I’m standing on the other end of 2 1/2 years of theater work and 10 shows. 5 musicals and 5 straight shows. 5 in the black box, 5 on the main stage. 8 on set crew, one on props crew, and one as an assistant stage manager. Doing theater is kind of like another way to measure time. We have our years, our school years, and I have my shows to measure. It breaks the school year up into much more manageable pieces, so thinking of 8 months of school becomes a lot less intimidating. We just mow through the shows and have our celebrations at the end of each show which give some rewards for making it through each show. It’s definitely an incentive to keep doing theater. But now it’s over, which has nicely dropped me at the feet of my own graduation and the summer. I have one last theater experience to go, and that’s the theater awards night and Candlelight ceremony. But, like I said, this past Saturday marked the very last performance that I will ever be able to participate in at Fort Collins High School. It’s over. People were crying during our break a leg tradition and everybody was super sad. I am very sad, but I didn’t cry, and here’s one thing I just never understood until now. Back in sophomore year, I was devastated to see the seniors go. I wanted them to stay and I thought they wanted to stay too. They talked about how great high school theater was for them and how much they loved it, and I never understood why they were in any way happy to leave it. Now I get it. I don’t want to leave it behind. Of course I don’t, but I have to in order to do what I want to do next, which is go to Utah and pursue my own passion. I’m very excited for the future, and in order to get there, I have to let go. Here’s a Carrie Underwood quote from “Starts With Goodbye.”

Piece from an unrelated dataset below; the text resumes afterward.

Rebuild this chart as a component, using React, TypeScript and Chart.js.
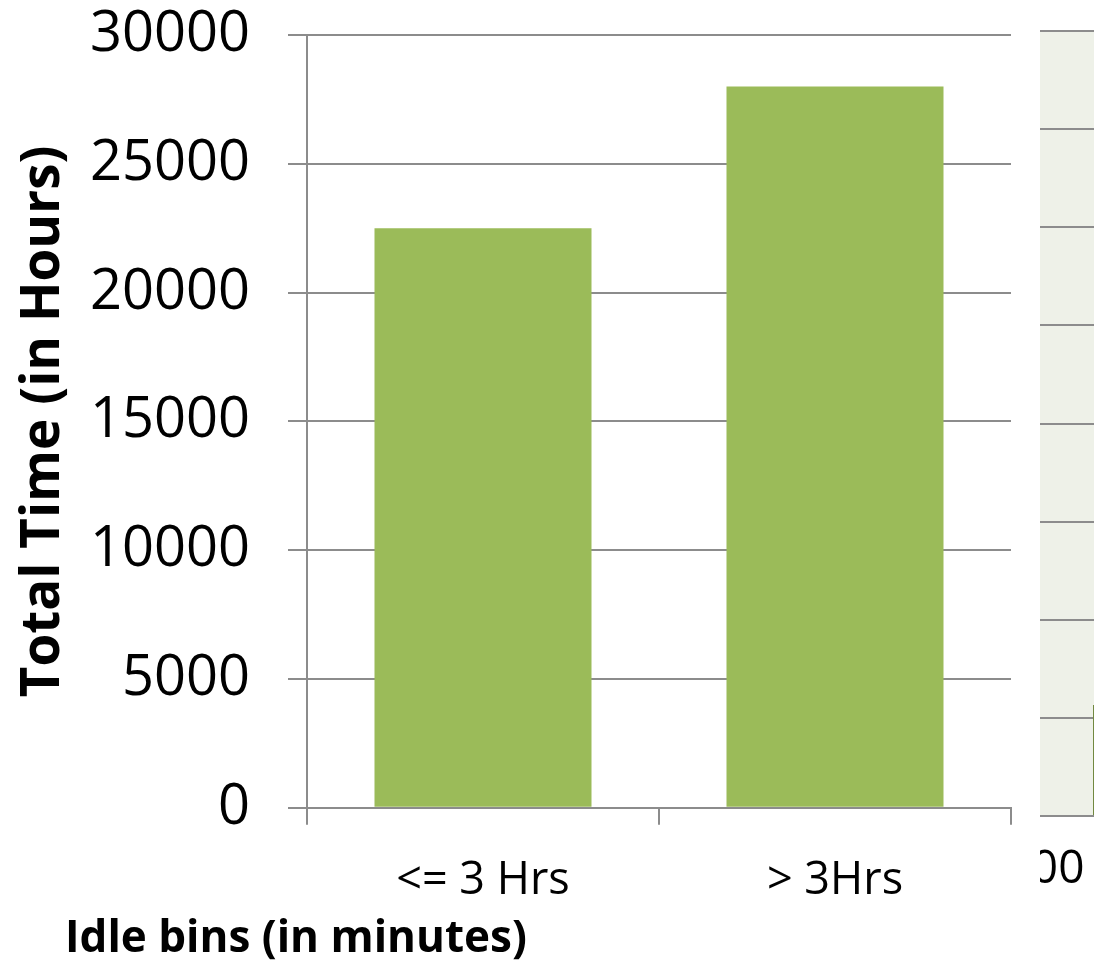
import React, { useEffect, useRef } from 'react';
import { Chart, registerables } from 'chart.js';

Chart.register(...registerables);

// Main chart data
const categories = ['<= 3 Hrs', '> 3Hrs'];
const totalHours = [22500, 28000];
const yTickValues = [0, 5000, 10000, 15000, 20000, 25000, 30000];
const yTitle = 'Total Time (in Hours)';
const xTitle = 'Idle bins (in minutes)';

// Neighbouring (partly hidden) chart data
const sideCategories = ['100', '200'];
const sideValues = [null, 1130];
const sideTickValues = [0, 1000, 2000, 3000, 4000, 5000, 6000, 7000, 8000];

const FONT = "'Open Sans', 'Noto Sans', sans-serif";
const GRID = '#8c8c8c';
const BAR = '#9BBB59';

const areaBg = {
  id: 'areaBg',
  beforeDraw(chart: any) {
    const { ctx, chartArea } = chart;
    ctx.save();
    ctx.fillStyle = '#EEF1E8';
    ctx.fillRect(chartArea.left, chartArea.top, chartArea.right - chartArea.left, chartArea.bottom - chartArea.top);
    ctx.restore();
  },
};

export default function App() {
  const mainRef = useRef<HTMLCanvasElement | null>(null);
  const sideRef = useRef<HTMLCanvasElement | null>(null);

  useEffect(() => {
    const main = new Chart(mainRef.current as HTMLCanvasElement, {
      type: 'bar',
      data: {
        labels: categories,
        datasets: [
          {
            data: totalHours,
            backgroundColor: BAR,
            barPercentage: 0.6165,
            categoryPercentage: 1,
          },
        ],
      },
      options: {
        responsive: false,
        animation: false,
        devicePixelRatio: 1,
        layout: { padding: { left: 65, top: 35, right: 29, bottom: 0 } },
        plugins: {
          legend: { display: false },
          tooltip: { enabled: false },
          title: {
            display: true,
            text: xTitle,
            position: 'bottom',
            align: 'start',
            color: '#000',
            font: { family: FONT, size: 44, weight: 'bold', lineHeight: 1.2 },
            padding: { top: 0, bottom: 0 },
          },
        },
        scales: {
          x: {
            grid: {
              display: true,
              drawOnChartArea: false,
              drawTicks: true,
              tickLength: 17,
              color: GRID,
              lineWidth: 2,
              offset: true,
            },
            border: { display: true, color: GRID, width: 2 },
            ticks: { color: '#000', font: { family: FONT, size: 45 }, padding: 29, maxRotation: 0, autoSkip: false },
            afterFit: (s: any) => {
              s.height = 105.4;
              s.paddingLeft = 0;
              s.paddingRight = 0;
            },
          },
          y: {
            min: 0,
            max: 30000,
            afterBuildTicks: (s: any) => {
              s.ticks = yTickValues.map((v) => ({ value: v }));
            },
            grid: { color: GRID, lineWidth: 2, tickLength: 19 },
            border: { display: true, color: GRID, width: 2 },
            ticks: {
              color: '#000',
              font: { family: FONT, size: 56 },
              padding: 38,
              callback: (v: any) => String(v),
            },
            title: {
              display: true,
              text: yTitle,
              color: '#000',
              font: { family: FONT, size: 53, weight: 'bold', lineHeight: 1.2 },
              padding: { top: -53, bottom: 0 },
            },
            afterFit: (s: any) => {
              s.width = 242;
              s.paddingTop = 0;
              s.paddingBottom = 0;
            },
          },
        },
      } as any,
    });

    const side = new Chart(sideRef.current as HTMLCanvasElement, {
      type: 'bar',
      data: {
        labels: sideCategories,
        datasets: [
          {
            data: sideValues,
            backgroundColor: BAR,
            borderColor: '#71893F',
            borderWidth: 2,
            barPercentage: 0.933,
            categoryPercentage: 1,
          },
        ],
      },
      options: {
        responsive: false,
        animation: false,
        devicePixelRatio: 1,
        layout: { padding: { left: 0, right: 20, top: 31, bottom: 0 } },
        plugins: { legend: { display: false }, tooltip: { enabled: false } },
        scales: {
          x: {
            grid: { display: false, drawTicks: false },
            border: { display: true, color: GRID, width: 2 },
            ticks: {
              color: '#000',
              font: { family: FONT, size: 46 },
              padding: 26,
              maxRotation: 0,
              minRotation: 0,
              autoSkip: false,
            },
            afterFit: (s: any) => {
              s.height = 150;
              s.paddingLeft = 0;
              s.paddingRight = 0;
            },
          },
          y: {
            min: 0,
            max: 8000,
            afterBuildTicks: (s: any) => {
              s.ticks = sideTickValues.map((v) => ({ value: v }));
            },
            ticks: { display: false },
            grid: { color: GRID, lineWidth: 2, drawTicks: false },
            border: { display: false },
            afterFit: (s: any) => {
              s.width = 0;
              s.paddingTop = 0;
              s.paddingBottom = 0;
            },
          },
        },
      } as any,
      plugins: [areaBg],
    });

    return () => {
      main.destroy();
      side.destroy();
    };
  }, []);

  return (
    <div
      style={{
        position: 'fixed',
        left: 0,
        top: 0,
        width: 1101,
        height: 966,
        overflow: 'hidden',
        background: '#fff',
      }}
    >
      <div
        style={{
          position: 'absolute',
          left: 1040,
          top: 0,
          width: 54,
          height: 966,
          overflow: 'hidden',
        }}
      >
        <canvas
          ref={sideRef}
          width={200}
          height={966}
          style={{ position: 'absolute', left: -40, top: 0, width: 200, height: 966 }}
        />
      </div>
      <canvas
        ref={mainRef}
        width={1040}
        height={966}
        style={{ position: 'absolute', left: 0, top: 0, width: 1040, height: 966, display: 'block' }}
      />
    </div>
  );
}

“I guess it’s gonna have to hurt, I guess I’m gonna have to cry and let go of some things I’ve loved to get to the other side. I guess it’s gonna break me down, like falling when I’m trying to fly. It’s sad but sometimes moving on with the rest of your life starts with goodbye.”

That encapsulates it very well I think. We can’t have it all. It’s better to have loved and lost than to have never loved at all. Don’t be sad that it’s over, be thankful that it happened. I am devastated at having to stop, but I’m so blessed to have been a part of it. It was a huge part of my life, and just because I’m leaving doesn’t mean that I won’t carry each show in my heart, or each person and every friend I made while I was there. They’ll always have a special place in my heart, but now it’s time for me to move on to bigger and better things. I hope Weber has a theater department because I want to participate in it really bad, if I have time of course. Who knows.

I guess I’ve said all I really need to say. Theater made me grow as a person, and it gave me new experiences and I made new friends and memories that will stay with me forever. I discovered a passion I never knew I had. It helped me through depression. Theater is so special, and even though at times I hated it, like I wrote in another post, just go for it. I didn’t know if I was going to do this last show, but I’m so happy I did. I love those people even though I sometimes want them all to just drop dead. That’s how a family works sometimes. Thank you to all of you who made my theater experience special. Even as this chapter of my life comes to a close, and the final curtain falls on the stage, I’m immeasurably blessed to have known this in my life, and I will come back when I can.

All good things must come to an end, but we all know how the saying goes. With or without me, the show must go on. Thank you.